Rosenberg co-hosts the weekday morning show, The Hot 97 Morning Show, on Hot 97 from 6 to 10 a.m. with Ebro and Laura Stylez. They play contemporary hip hop and R&B tracks, interview musicians, and discuss music, relationships, sex and race in a straightforward style. He also hosts Real Late With Rosenberg on Sunday nights on Hot 97, and he and Cipha Sounds co-host the podcast Juan Epstein, which has featured guests such as Jay-Z, Eminem, Rick Ross and Pusha T. Hot 97 is the most listened-to hip hop station in New York City and Rosenberg has said that he dreamed of being on the station as a child.

Rosenberg is also known for supporting and introducing the public to up-and-coming New York rap artists. He was the first media personality to interview rapper Earl Sweatshirt after he returned in 2012 from a nearly two-year hiatus in Samoa. In an April 2014 New Yorker piece on Rosenberg, he explained: "Since I have a foot in both worlds, an artist can play me three tracks, and I can go, ‘This one only hip-hop heads like me will appreciate. This one could be big, but it’s corny. But this one could reach a lot of people, without you sacrificing who you are’".

After becoming mayor of New York City in 2014, Bill de Blasio's debut traditional Friday morning mayoral radio interview was by phone with Rosenberg and Ebro on The Hot 97 Morning Show.

He also hosts a number of podcasts including Bite the Mic with Mike Tyson.

On March 6, 2020, it was announced Rosenberg had signed a deal with WWE to host their monthly pay per view panel shows, as well as other related projects.

Professional wrestling

Since 2009, Rosenberg has hosted a YouTube series called Wrestling with Rosenberg where he has interviewed professional wrestlers including WWE Hall of Famers Hulk Hogan, Shawn Michaels, Mick Foley and Jesse Ventura.

On December 19, 2009, Rosenberg served as a guest commentator for Ring of Honor's (ROH) Final Battle 2009 pay-per-view. He has also appeared for Total Nonstop Action Wrestling (TNA).

In late 2013, he began co-hosting a podcast called Cheap Heat with Grantland wrestling journalist David Shoemaker.

In February 2015, he appeared on WWE Hall of Famer Stone Cold Steve Austin's podcast.

On December 4, 2016, Rosenberg made his first appearance as a panelist on the TLC: Tables, Ladders & Chairs pre-show. In January 2017, Rosenberg became the host of the WWE Network show, Bring it to the Table, alongside Paul Heyman and John "Bradshaw" Layfield, with Corey Graves replacing Heyman in later episodes.

Since 2017, Rosenberg has also served as a panelist on numerous pay-per-view pre-shows as well as several Talking Smack and Raw Talk post-shows.
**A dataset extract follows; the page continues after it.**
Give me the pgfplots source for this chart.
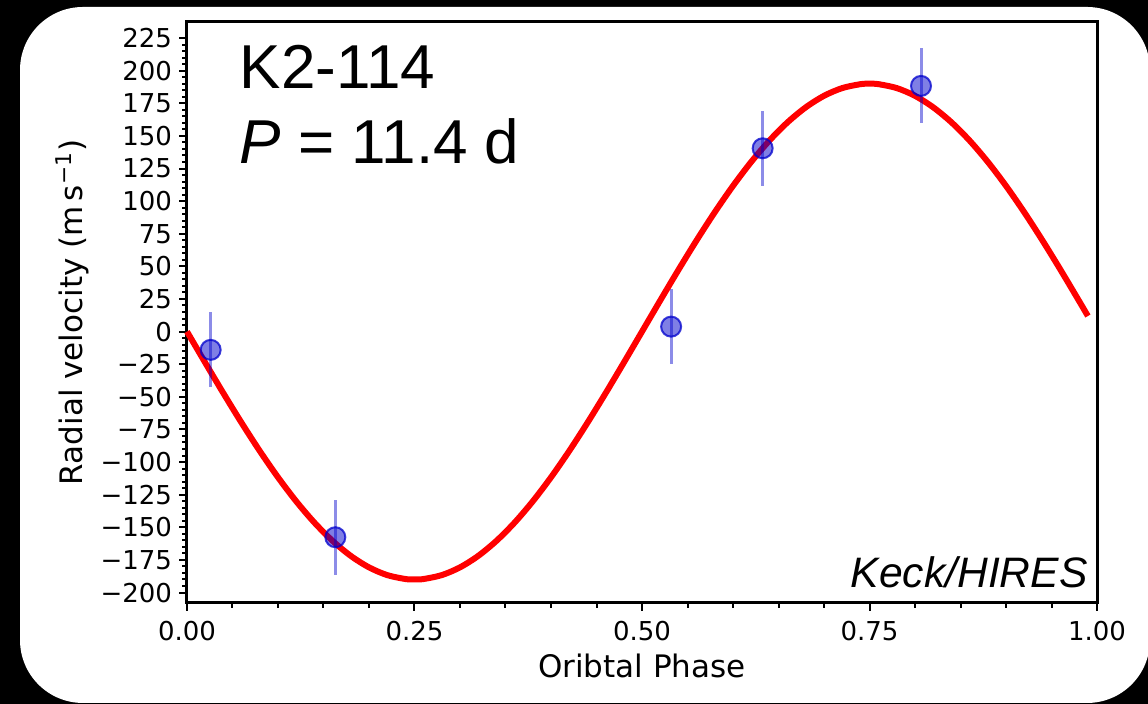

On January 31, 2021, at the Royal Rumble, Rosenberg, who was serving as a pre-show panelist, pinned R-Truth to win the WWE 24/7 Championship. The following day, however, R-Truth snuck up on him live on The Michael Kay Show and pinned him to win back his title.

TV/video
Rosenberg hosted Hip Hop Squares on MTV2 for both of its two seasons. The show, which aired from May 22, 2012, to December 18, 2012, was based on the tic-tac-toe game show Hollywood Squares. It featured a rotating cast of rappers, DJ's, comedians, and sports and TV personalities as the nine squares on the board.

Rosenberg is the host of Noisemakers, a hip hop interview series that began in 2008. Past guests include Nas, DJ Premier and Diddy. Interviews take place primarily at the 92nd Street Y in Manhattan. The series has been described as a hip hop version of Inside the Actors Studio.

In June 2013, he began hosting a new original video series on Complex TV. On The Process, he interviews new and established hip hop artists about their songwriting approach. The first episode's guest was Raekwon. Other subjects include Prodigy, Schoolboy Q, Azealia Banks, Future and Goodie Mob.

Concerts
Rosenberg throws an annual summer concert, Peterpalooza, in celebration of his birthday. The first took place at the Best Buy Theater in Manhattan in 2012, and featured performances from Odd Future, Raekwon, Asher Roth, Nitty Scott and Smoke DZA. The second, at Williamsburg Park in Brooklyn in 2013, featured performances from Schoolboy Q, Meek Mill, Odd Future, Fabolous and World's Fair.

Nicki Minaj controversy
After Rosenberg implied on the small stage at Hot 97's Summer Jam 2012 concert that Nicki Minaj's pop single "Starships" was not "real hip-hop", Minaj, the concert's scheduled headliner, withdrew from the concert. Rosenberg declined to apologize, clarifying that his comments were not meant as an attack on Minaj, and that she is "inherently hip hop… it’s just that 'Starships' is definitely not." Minaj was replaced on the bill by Nas and Lauryn Hill.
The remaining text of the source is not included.